The Best Business Structure for a Bookkeeping and Tax Practice
One of the first decisions that any type of business has to make is the structure under which to organize itself. This decision is especially weighty for a bookkeeping and tax practice for two reasons. First, the nature of the business means that the business owner could be exposed to a great deal of liability for any mistakes. Second, since a bookkeeping business is selling its financial expertise, a bad choice could reflect poorly on it.
The limited liability company is a relatively popular option for a small business. LLCs offer a blend of the best parts of a corporation and a sole proprietorship. Like a corporation, the LLC's owner isn't personally liable for what his business does, so if the business gets sued, his property is usually safe. Like a sole proprietorship, an LLC reports its income on the owner's personal tax return and it gets taxed only once, as personal income.
The C corporation can be a good structure for a large bookkeeping and tax practice. C corporations are separate legal entities. The owners of C corporations enjoy liability protection from what their business does. Usually, they get paid as employees of the corporation, and the corporation can distribute additional profits to them as dividends for the shares that they hold. The key drawback to a C corporation, other than the record keeping requirements, is that a C corporation's income is taxed twice. First, its profits get taxed under the corporate income tax. Second, they get taxed as personal income when and if they are transferred to the corporation's owners.
An S corporation functions like a hybrid between an LLC and a regular C corporation. When a bookkeeper sets his business up as an S corporation, the income and losses flow through to his tax return just like they would with an LLC. One of the benefits of an S corporation is that while the corporation must pay a fair market wage to its owner, the balance of the company's profits can be paid through as dividends, avoiding self-employment tax. S corporations also require the structure and responsibilities of a corporation, including holding scheduled meetings of directors and keeping minutes.

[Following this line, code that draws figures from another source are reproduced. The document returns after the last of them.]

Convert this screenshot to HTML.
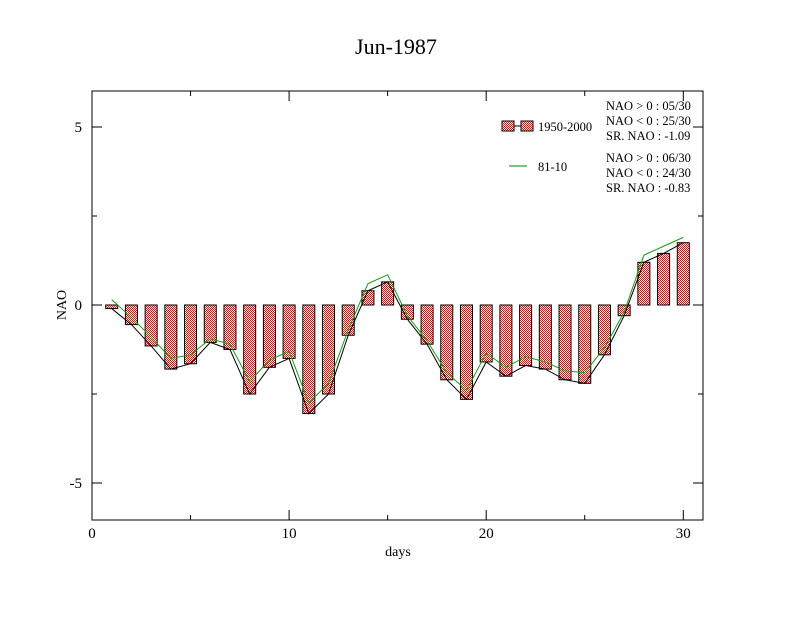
<!DOCTYPE html>
<html><head><meta charset="utf-8"><style>
body{margin:0;background:#fff}
svg text{font-family:"Liberation Serif",serif}
</style></head><body>
<svg id="c" width="792" height="612" viewBox="0 0 792 612">
<defs>
<pattern id="chk" width="2" height="2" patternUnits="userSpaceOnUse">
<rect width="2" height="2" fill="#fff"/><rect width="1" height="1" fill="#f00"/><rect x="1" y="1" width="1" height="1" fill="#f00"/>
</pattern>
</defs>
<text x="396" y="54" font-size="22" text-anchor="middle">Jun-1987</text>
<g id="plot"></g>
<rect x="92" y="91" width="611" height="429" fill="none" stroke="#000" stroke-width="1"/>
<g id="axes"></g>
<text x="398" y="556" font-size="14" text-anchor="middle">days</text>
<text x="66" y="305" font-size="14" text-anchor="middle" transform="rotate(-90 66 305)">NAO</text>
<g>
<rect x="502" y="121" width="12" height="10" fill="url(#chk)" stroke="#000"/>
<line x1="514" y1="126" x2="521" y2="126" stroke="#000"/>
<rect x="521" y="121" width="12" height="10" fill="url(#chk)" stroke="#000"/>
<text x="538" y="131" font-size="12.5">1950-2000</text>
<line x1="509" y1="166" x2="527" y2="166" stroke="#008000"/>
<text x="538" y="171" font-size="12.5">81-10</text>
<g font-size="12.5">
<text x="606" y="110">NAO &gt; 0 : 05/30</text>
<text x="606" y="125">NAO &lt; 0 : 25/30</text>
<text x="606" y="140">SR. NAO : -1.09</text>
</g>
<g font-size="12.5">
<text x="606" y="162">NAO &gt; 0 : 06/30</text>
<text x="606" y="177">NAO &lt; 0 : 24/30</text>
<text x="606" y="192">SR. NAO : -0.83</text>
</g>
</g>
</svg>
<script>
const days=[1,2,3,4,5,6,7,8,9,10,11,12,13,14,15,16,17,18,19,20,21,22,23,24,25,26,27,28,29,30];
const refValues=[-0.1,-0.55,-1.15,-1.8,-1.65,-1.05,-1.25,-2.5,-1.75,-1.5,-3.05,-2.5,-0.85,0.4,0.65,-0.4,-1.1,-2.1,-2.65,-1.6,-2.0,-1.7,-1.8,-2.1,-2.2,-1.4,-0.3,1.2,1.45,1.75];
const newValues=[0.15,-0.35,-0.9,-1.5,-1.4,-0.95,-1.1,-2.15,-1.55,-1.3,-2.75,-2.2,-0.7,0.6,0.85,-0.3,-1.0,-1.9,-2.4,-1.35,-1.75,-1.45,-1.6,-1.85,-1.9,-1.2,-0.2,1.4,1.65,1.9];
const xTicks=[0,10,20,30];
const yTicks=[-5,0,5];
const NS='http://www.w3.org/2000/svg';
const x=v=>92+v*(611/31);
const y=v=>305-v*35.6;
function mk(t,a){const e=document.createElementNS(NS,t);for(const k in a)e.setAttribute(k,a[k]);return e;}
const plot=document.getElementById('plot'),axes=document.getElementById('axes');
days.forEach((d,i)=>{
  const v=refValues[i],y0=y(0),y1=y(v);
  const r=mk('rect',{x:x(d)-6,y:Math.min(y0,y1),width:12,height:Math.max(1,Math.abs(y1-y0)),fill:'url(#chk)',stroke:'#000','stroke-width':1});
  
  
  plot.appendChild(r);
});
const l1=mk('polyline',{points:days.map((d,i)=>x(d)+','+y(refValues[i])).join(' '),fill:'none',stroke:'#000','stroke-width':1});


plot.appendChild(l1);
const l2=mk('polyline',{points:days.map((d,i)=>x(d)+','+y(newValues[i])).join(' '),fill:'none',stroke:'#1a9a1a','stroke-width':1});


plot.appendChild(l2);
for(let t=0;t<=31;t+=5){
  const big=t%10===0;
  axes.appendChild(mk('line',{x1:x(t),y1:520,x2:x(t),y2:520-(big?10:5),stroke:'#000'}));
  axes.appendChild(mk('line',{x1:x(t),y1:91,x2:x(t),y2:91+(big?10:5),stroke:'#000'}));
}
xTicks.forEach(t=>{
  const tx=mk('text',{x:x(t),y:538,'font-size':15,'text-anchor':'middle'});
  tx.textContent=t;
  
  
  axes.appendChild(tx);
});
for(let t=-5;t<=5;t+=2.5){
  const big=t%5===0;
  axes.appendChild(mk('line',{x1:92,y1:y(t),x2:92+(big?10:5),y2:y(t),stroke:'#000'}));
  axes.appendChild(mk('line',{x1:703,y1:y(t),x2:703-(big?10:5),y2:y(t),stroke:'#000'}));
}
yTicks.forEach(t=>{
  const tx=mk('text',{x:82,y:y(t)+5,'font-size':15,'text-anchor':'end'});
  tx.textContent=t;
  
  
  axes.appendChild(tx);
});
</script>
</body></html>
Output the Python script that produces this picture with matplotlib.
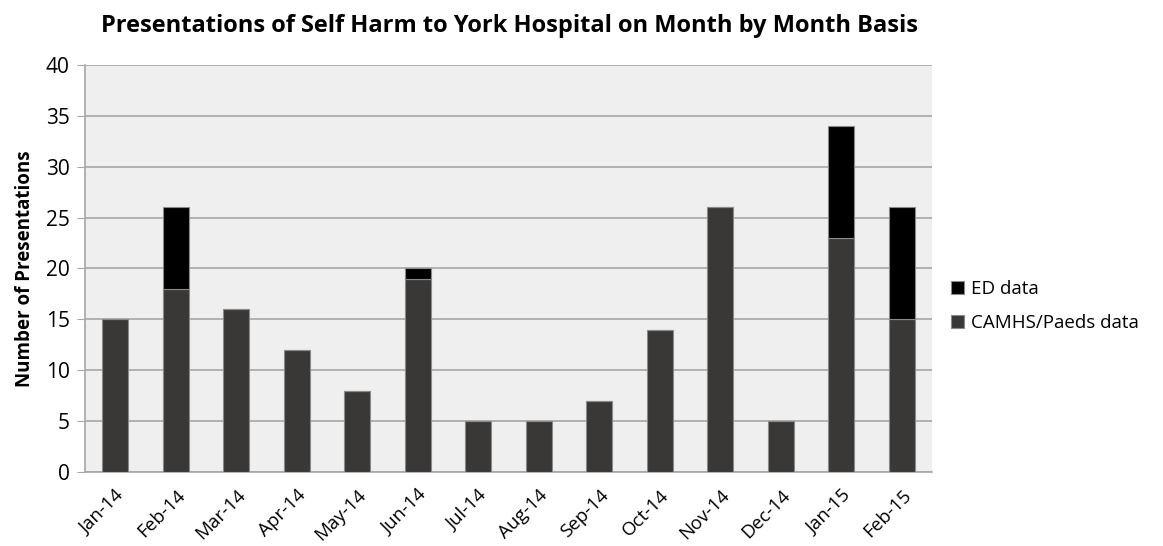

Sole proprietorships and their multiperson counterparts, general partnerships, have common benefits and common challenges. They're both very easy to set up and, for tax proposes, are pass-through entities whose income is treated as personal. This can make them suitable for small practices that just want to set up a business, make some money and pay the legally required taxes. The problem with these businesses is that they have no separation from the owner. This means that if a bookkeeper makes an error on someone's taxes and the error costs the client $150,000, the client can take the business's $25,000 worth of assets, then get the next $125,000 from the owner. Given the amount of money that can be involved in even a small bookkeeping and tax practice, this risk potentially makes a sole proprietorship or general partnership dangerous. While a limited partnership offers protection to the limited partners, the one general partner retains personal liability. One way to reduce these risks would be to purchase professional liability insurance.